In a book about communication, the author (Thomas Kirkpatrick) says, "Hearing is what we do with our ears, while listening is what we do between our ears." Get it? We can be in a crowded store or restaurant and hear many sounds, even human voices... but we may not be listening at all. Only if the person next to us or across the table from us addresses us directly will we begin to engage our brains and start listening.
Pretty much the same with looking and seeing, isn't it? We can look at this picture and not really see everything in it. Maybe we focus on the hands. Perhaps our eyes are drawn down the road. If we sit with it for a few seconds, we might believe we see speed. So it is with others of our kind. Facing a person across the table from us during a meal or a meeting, when we look, do we see?
What we glean when we look could be all lumped together as data. What's fairly visible is information like gender, hair color, size, wrinkles, glasses. Data. It's pretty easy to look for what's most evident. But will we see beyond the data to the real live human being before us? Can we see warmth or openness or anxiety or anger? Might we even see the vast complexity of a unique being, singular in history, who sits in our line of sight with an internal universe of thoughts and experiences to be explored? We look but will we see?
A former poet laureate of South Carolina spoke to a small group of writers when I was in high school. He offered interesting counsel: don't ever not look at a handicapped person. That was back when that word was acceptable. But it's the double negative in his assertion that's most unnerving. Don't turn away. Don't avoid. Don't divert your attention. Go ahead. Look. And better yet, see.

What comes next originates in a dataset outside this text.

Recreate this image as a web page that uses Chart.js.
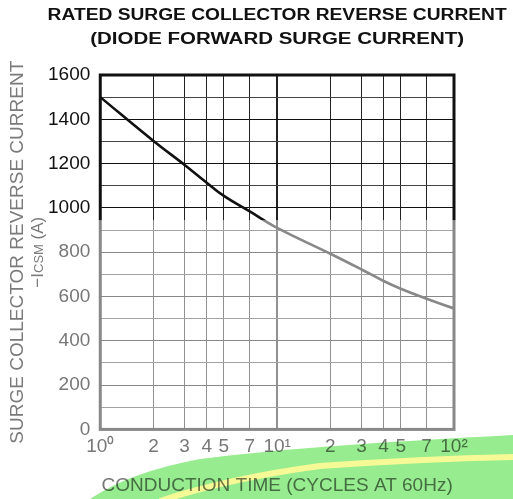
<!DOCTYPE html>
<html>
<head>
<meta charset="utf-8">
<script src="https://cdn.jsdelivr.net/npm/chart.js@4.4.1/dist/chart.umd.min.js"></script>
<style>
  html, body { margin: 0; padding: 0; background: #fff; }
  #wrap { width: 513px; height: 499px; position: relative; }
</style>
</head>
<body>
<div id="wrap"><canvas id="surgeChart"></canvas></div>
<script>
// conduction time (cycles at 60Hz) vs rated surge current (A)
const cycles = [1, 2, 3, 4, 5, 7, 10, 20, 30, 40, 50, 70, 100];
const surgeCurrent = [1500, 1302, 1194, 1114, 1054, 984, 910, 793, 722, 670, 635, 590, 546];

const xTickValues = [1, 2, 3, 4, 5, 7, 10, 20, 30, 40, 50, 70, 100];
const xTickLabels = ["10⁰", "2", "3", "4", "5", "7", "10¹", "2", "3", "4", "5", "7", "10²"];
const yTickValues = [0, 100, 200, 300, 400, 500, 600, 700, 800, 900, 1000, 1100, 1200, 1300, 1400, 1500, 1600];

const titleLines = ["RATED SURGE COLLECTOR REVERSE CURRENT", "(DIODE FORWARD SURGE CURRENT)"];
const yTitle = "SURGE COLLECTOR REVERSE CURRENT";
const xTitle = "CONDUCTION TIME (CYCLES AT 60Hz)";
const fadeBelow = 945; // the lower part of the printed graph is lighter

const FONT = "'Liberation Sans', Arial, Helvetica, sans-serif";

// frame + faded lower part, titles and the highlighter stroke
const paperPlugin = {
  id: "paper",
  afterDatasetsDraw(chart) {
    const { ctx, chartArea: a, scales: { y } } = chart;
    ctx.save();
    ctx.lineWidth = 3;
    ctx.strokeStyle = "#111";
    ctx.strokeRect(a.left, a.top, a.right - a.left, a.bottom - a.top);
    const yf = y.getPixelForValue(fadeBelow);
    ctx.fillStyle = "rgba(255,255,255,0.5)";
    ctx.fillRect(a.left - 3, yf, a.right - a.left + 6, a.bottom - yf + 3);
    ctx.restore();
  },
  afterDraw(chart) {
    const { ctx, chartArea: a } = chart;
    const cx = (a.left + a.right) / 2;

    // main title, printed a bit wide
    ctx.save();
    ctx.fillStyle = "#111";
    ctx.font = "bold 16px " + FONT;
    ctx.textAlign = "center";
    ctx.textBaseline = "alphabetic";
    ctx.translate(cx, 0);
    ctx.save();
    ctx.scale(1.2, 1);
    ctx.fillText(titleLines[0], 0, 20);
    ctx.restore();
    ctx.scale(1.28, 1);
    ctx.fillText(titleLines[1], 0, 44);
    ctx.restore();

    // y axis title, two lines
    const yc = (a.top + a.bottom) / 2;
    ctx.save();
    ctx.fillStyle = "#7a7a7a";
    ctx.translate(23, yc);
    ctx.rotate(-Math.PI / 2);
    ctx.font = "19px " + FONT;
    ctx.textAlign = "center";
    ctx.textBaseline = "alphabetic";
    ctx.fillText(yTitle, 0, 0);
    ctx.restore();

    ctx.save();
    ctx.fillStyle = "#7a7a7a";
    ctx.translate(43, yc);
    ctx.rotate(-Math.PI / 2);
    ctx.textBaseline = "alphabetic";
    ctx.textAlign = "left";
    const parts = [["−I", 17], ["CSM", 13], [" (A)", 17]];
    let total = 0;
    parts.forEach(([t, s]) => { ctx.font = s + "px " + FONT; total += ctx.measureText(t).width; });
    let x = -total / 2;
    parts.forEach(([t, s]) => {
      ctx.font = s + "px " + FONT;
      ctx.fillText(t, x, 0);
      x += ctx.measureText(t).width;
    });
    ctx.restore();

    // highlighter stroke across the bottom of the scan
    const off = document.createElement("canvas");
    off.width = chart.width;
    off.height = chart.height;
    const o = off.getContext("2d");
    o.fillStyle = "rgb(150,236,142)";
    o.beginPath();
    o.moveTo(90, 499);
    o.quadraticCurveTo(130, 472, 200, 459);
    o.quadraticCurveTo(300, 446, 513, 435);
    o.lineTo(513, 499);
    o.closePath();
    o.fill();
    o.strokeStyle = "rgb(246,250,150)";
    o.lineWidth = 6;
    o.beginPath();
    o.moveTo(160, 501);
    o.quadraticCurveTo(230, 478, 320, 466);
    o.quadraticCurveTo(420, 459, 513, 457);
    o.stroke();

    ctx.save();
    ctx.globalCompositeOperation = "multiply";
    ctx.drawImage(off, 0, 0);
    ctx.restore();
  }
};

new Chart(document.getElementById("surgeChart"), {
  type: "line",
  data: {
    datasets: [{
      data: cycles.map((c, i) => ({ x: c, y: surgeCurrent[i] })),
      borderColor: "#111",
      borderWidth: 2.6,
      pointRadius: 0,
      fill: false,
      tension: 0.4
    }]
  },
  options: {
    responsive: true,
    maintainAspectRatio: false,
    animation: false,
    layout: { padding: { top: 75, left: 38, right: 59, bottom: 2 } },
    plugins: {
      legend: { display: false },
      tooltip: { enabled: false },
      title: { display: false }
    },
    scales: {
      x: {
        type: "logarithmic",
        min: 1,
        max: 100,
        afterBuildTicks: s => { s.ticks = xTickValues.map(v => ({ value: v })); },
        ticks: {
          autoSkip: false,
          maxRotation: 0,
          padding: 6,
          color: "#777",
          font: { family: FONT, size: 19 },
          callback: (v, i) => xTickLabels[i]
        },
        grid: {
          drawTicks: false,
          color: "#222",
          lineWidth: c => (c.tick && c.tick.value === 10 ? 2 : 1)
        },
        border: { display: false },
        title: {
          display: true,
          text: xTitle,
          color: "#777",
          font: { family: FONT, size: 19 },
          padding: { top: 10, bottom: 0 }
        }
      },
      y: {
        min: 0,
        max: 1600,
        afterBuildTicks: s => { s.ticks = yTickValues.map(v => ({ value: v })); },
        ticks: {
          autoSkip: false,
          padding: 10,
          font: { family: FONT, size: 19 },
          color: c => (c.tick && c.tick.value >= 1000 ? "#111" : "#777"),
          callback: v => (v % 200 === 0 ? String(v) : "")
        },
        grid: {
          drawTicks: false,
          color: c => (c.tick && c.tick.value % 200 === 0 ? "#111" : "#444")
        },
        border: { display: false }
      }
    }
  },
  plugins: [paperPlugin]
});
</script>
</body>
</html>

We are all traveling through life on this planet with some impairment, some brokenness, some woundedness. Some people don't have the camouflage options others do. The data is visible. Most of the rest of us are artists of disguise. Yet every now and then we meet someone who not only looks but also sees. Peels back the cover-up. Doesn't turn away or avoid. Marvels. Affirms. And that's when we know we've been seen through the eyes of love.